**Objective**
Set the data down again, exactly as it reads, but without the pictures.

**Dataset content**
◆ ◆ ◆
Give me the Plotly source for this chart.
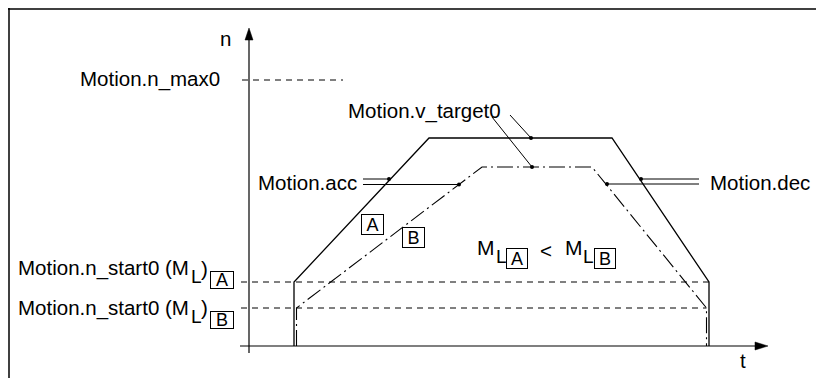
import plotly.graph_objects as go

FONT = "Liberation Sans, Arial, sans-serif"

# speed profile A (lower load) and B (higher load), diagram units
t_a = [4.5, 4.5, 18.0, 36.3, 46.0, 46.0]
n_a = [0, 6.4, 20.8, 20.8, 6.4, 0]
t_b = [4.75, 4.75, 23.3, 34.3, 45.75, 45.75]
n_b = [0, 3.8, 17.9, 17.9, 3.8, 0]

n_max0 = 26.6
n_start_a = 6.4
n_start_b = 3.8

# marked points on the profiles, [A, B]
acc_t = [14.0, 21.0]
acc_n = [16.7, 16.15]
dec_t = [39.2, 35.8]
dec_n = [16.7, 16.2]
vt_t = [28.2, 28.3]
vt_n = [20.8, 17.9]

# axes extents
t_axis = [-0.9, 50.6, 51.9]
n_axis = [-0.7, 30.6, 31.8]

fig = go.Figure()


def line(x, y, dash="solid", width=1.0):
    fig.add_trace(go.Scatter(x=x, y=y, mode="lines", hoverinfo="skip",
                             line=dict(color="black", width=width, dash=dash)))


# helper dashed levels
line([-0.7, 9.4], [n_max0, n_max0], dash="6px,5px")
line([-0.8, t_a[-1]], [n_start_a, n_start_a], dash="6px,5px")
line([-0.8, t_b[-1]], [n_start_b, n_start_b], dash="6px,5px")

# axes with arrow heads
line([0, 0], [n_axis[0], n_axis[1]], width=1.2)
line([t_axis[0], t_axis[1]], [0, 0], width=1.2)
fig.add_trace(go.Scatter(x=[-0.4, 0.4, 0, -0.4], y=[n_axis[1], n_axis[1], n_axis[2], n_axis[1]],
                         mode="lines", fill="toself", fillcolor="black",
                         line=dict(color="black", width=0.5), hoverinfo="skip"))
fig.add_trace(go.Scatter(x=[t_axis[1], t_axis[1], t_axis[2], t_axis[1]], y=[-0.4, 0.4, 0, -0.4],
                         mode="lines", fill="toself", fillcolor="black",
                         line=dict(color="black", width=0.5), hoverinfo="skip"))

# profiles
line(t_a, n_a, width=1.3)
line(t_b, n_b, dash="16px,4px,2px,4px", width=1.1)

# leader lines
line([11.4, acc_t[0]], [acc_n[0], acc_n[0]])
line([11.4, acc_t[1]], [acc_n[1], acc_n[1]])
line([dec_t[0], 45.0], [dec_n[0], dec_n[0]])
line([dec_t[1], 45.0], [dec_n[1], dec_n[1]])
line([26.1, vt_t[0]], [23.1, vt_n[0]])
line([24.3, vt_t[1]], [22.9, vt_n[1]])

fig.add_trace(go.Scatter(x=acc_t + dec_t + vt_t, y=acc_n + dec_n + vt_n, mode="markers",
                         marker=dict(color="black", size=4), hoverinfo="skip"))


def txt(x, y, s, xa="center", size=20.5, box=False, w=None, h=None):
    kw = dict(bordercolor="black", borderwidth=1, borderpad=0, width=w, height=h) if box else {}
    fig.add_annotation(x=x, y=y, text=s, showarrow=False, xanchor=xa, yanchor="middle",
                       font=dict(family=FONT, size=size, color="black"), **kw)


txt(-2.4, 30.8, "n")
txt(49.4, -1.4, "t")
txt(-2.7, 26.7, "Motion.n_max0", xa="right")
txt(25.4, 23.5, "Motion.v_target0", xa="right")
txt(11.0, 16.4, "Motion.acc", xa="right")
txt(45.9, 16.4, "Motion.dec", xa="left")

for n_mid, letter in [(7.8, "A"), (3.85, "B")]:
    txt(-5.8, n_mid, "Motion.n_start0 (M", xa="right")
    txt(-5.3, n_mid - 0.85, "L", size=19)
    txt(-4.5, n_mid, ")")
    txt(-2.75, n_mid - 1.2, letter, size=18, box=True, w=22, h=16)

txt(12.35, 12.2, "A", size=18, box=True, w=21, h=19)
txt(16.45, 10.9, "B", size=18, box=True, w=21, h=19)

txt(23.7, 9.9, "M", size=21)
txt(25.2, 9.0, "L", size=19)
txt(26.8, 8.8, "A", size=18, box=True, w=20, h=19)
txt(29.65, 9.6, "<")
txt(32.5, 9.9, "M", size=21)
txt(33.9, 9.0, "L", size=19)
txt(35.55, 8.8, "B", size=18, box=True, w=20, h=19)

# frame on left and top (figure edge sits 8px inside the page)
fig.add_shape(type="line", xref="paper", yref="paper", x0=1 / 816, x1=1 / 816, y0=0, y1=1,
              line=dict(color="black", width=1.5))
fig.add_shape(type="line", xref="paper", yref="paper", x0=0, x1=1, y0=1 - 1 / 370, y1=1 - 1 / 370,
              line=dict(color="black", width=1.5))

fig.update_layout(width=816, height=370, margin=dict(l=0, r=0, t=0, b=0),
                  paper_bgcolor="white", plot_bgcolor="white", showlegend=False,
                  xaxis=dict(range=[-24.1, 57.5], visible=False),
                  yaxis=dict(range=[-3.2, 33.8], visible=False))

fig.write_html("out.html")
◆ ◆ ◆
**Exercise solution**
Give me the Plotly source for this chart.
import plotly.graph_objects as go

FONT = "Liberation Sans, Arial, sans-serif"

# speed profile A (lower load) and B (higher load), diagram units
t_a = [4.5, 4.5, 18.0, 36.3, 46.0, 46.0]
n_a = [0, 6.4, 20.8, 20.8, 6.4, 0]
t_b = [4.75, 4.75, 23.3, 34.3, 45.75, 45.75]
n_b = [0, 3.8, 17.9, 17.9, 3.8, 0]

n_max0 = 26.6
n_start_a = 6.4
n_start_b = 3.8

# marked points on the profiles, [A, B]
acc_t = [14.0, 21.0]
acc_n = [16.7, 16.15]
dec_t = [39.2, 35.8]
dec_n = [16.7, 16.2]
vt_t = [28.2, 28.3]
vt_n = [20.8, 17.9]

# axes extents
t_axis = [-0.9, 50.6, 51.9]
n_axis = [-0.7, 30.6, 31.8]

fig = go.Figure()


def line(x, y, dash="solid", width=1.0):
    fig.add_trace(go.Scatter(x=x, y=y, mode="lines", hoverinfo="skip",
                             line=dict(color="black", width=width, dash=dash)))


# helper dashed levels
line([-0.7, 9.4], [n_max0, n_max0], dash="6px,5px")
line([-0.8, t_a[-1]], [n_start_a, n_start_a], dash="6px,5px")
line([-0.8, t_b[-1]], [n_start_b, n_start_b], dash="6px,5px")

# axes with arrow heads
line([0, 0], [n_axis[0], n_axis[1]], width=1.2)
line([t_axis[0], t_axis[1]], [0, 0], width=1.2)
fig.add_trace(go.Scatter(x=[-0.4, 0.4, 0, -0.4], y=[n_axis[1], n_axis[1], n_axis[2], n_axis[1]],
                         mode="lines", fill="toself", fillcolor="black",
                         line=dict(color="black", width=0.5), hoverinfo="skip"))
fig.add_trace(go.Scatter(x=[t_axis[1], t_axis[1], t_axis[2], t_axis[1]], y=[-0.4, 0.4, 0, -0.4],
                         mode="lines", fill="toself", fillcolor="black",
                         line=dict(color="black", width=0.5), hoverinfo="skip"))

# profiles
line(t_a, n_a, width=1.3)
line(t_b, n_b, dash="16px,4px,2px,4px", width=1.1)

# leader lines
line([11.4, acc_t[0]], [acc_n[0], acc_n[0]])
line([11.4, acc_t[1]], [acc_n[1], acc_n[1]])
line([dec_t[0], 45.0], [dec_n[0], dec_n[0]])
line([dec_t[1], 45.0], [dec_n[1], dec_n[1]])
line([26.1, vt_t[0]], [23.1, vt_n[0]])
line([24.3, vt_t[1]], [22.9, vt_n[1]])

fig.add_trace(go.Scatter(x=acc_t + dec_t + vt_t, y=acc_n + dec_n + vt_n, mode="markers",
                         marker=dict(color="black", size=4), hoverinfo="skip"))


def txt(x, y, s, xa="center", size=20.5, box=False, w=None, h=None):
    kw = dict(bordercolor="black", borderwidth=1, borderpad=0, width=w, height=h) if box else {}
    fig.add_annotation(x=x, y=y, text=s, showarrow=False, xanchor=xa, yanchor="middle",
                       font=dict(family=FONT, size=size, color="black"), **kw)


txt(-2.4, 30.8, "n")
txt(49.4, -1.4, "t")
txt(-2.7, 26.7, "Motion.n_max0", xa="right")
txt(25.4, 23.5, "Motion.v_target0", xa="right")
txt(11.0, 16.4, "Motion.acc", xa="right")
txt(45.9, 16.4, "Motion.dec", xa="left")

for n_mid, letter in [(7.8, "A"), (3.85, "B")]:
    txt(-5.8, n_mid, "Motion.n_start0 (M", xa="right")
    txt(-5.3, n_mid - 0.85, "L", size=19)
    txt(-4.5, n_mid, ")")
    txt(-2.75, n_mid - 1.2, letter, size=18, box=True, w=22, h=16)

txt(12.35, 12.2, "A", size=18, box=True, w=21, h=19)
txt(16.45, 10.9, "B", size=18, box=True, w=21, h=19)

txt(23.7, 9.9, "M", size=21)
txt(25.2, 9.0, "L", size=19)
txt(26.8, 8.8, "A", size=18, box=True, w=20, h=19)
txt(29.65, 9.6, "<")
txt(32.5, 9.9, "M", size=21)
txt(33.9, 9.0, "L", size=19)
txt(35.55, 8.8, "B", size=18, box=True, w=20, h=19)

# frame on left and top (figure edge sits 8px inside the page)
fig.add_shape(type="line", xref="paper", yref="paper", x0=1 / 816, x1=1 / 816, y0=0, y1=1,
              line=dict(color="black", width=1.5))
fig.add_shape(type="line", xref="paper", yref="paper", x0=0, x1=1, y0=1 - 1 / 370, y1=1 - 1 / 370,
              line=dict(color="black", width=1.5))

fig.update_layout(width=816, height=370, margin=dict(l=0, r=0, t=0, b=0),
                  paper_bgcolor="white", plot_bgcolor="white", showlegend=False,
                  xaxis=dict(range=[-24.1, 57.5], visible=False),
                  yaxis=dict(range=[-3.2, 33.8], visible=False))

fig.write_html("out.html")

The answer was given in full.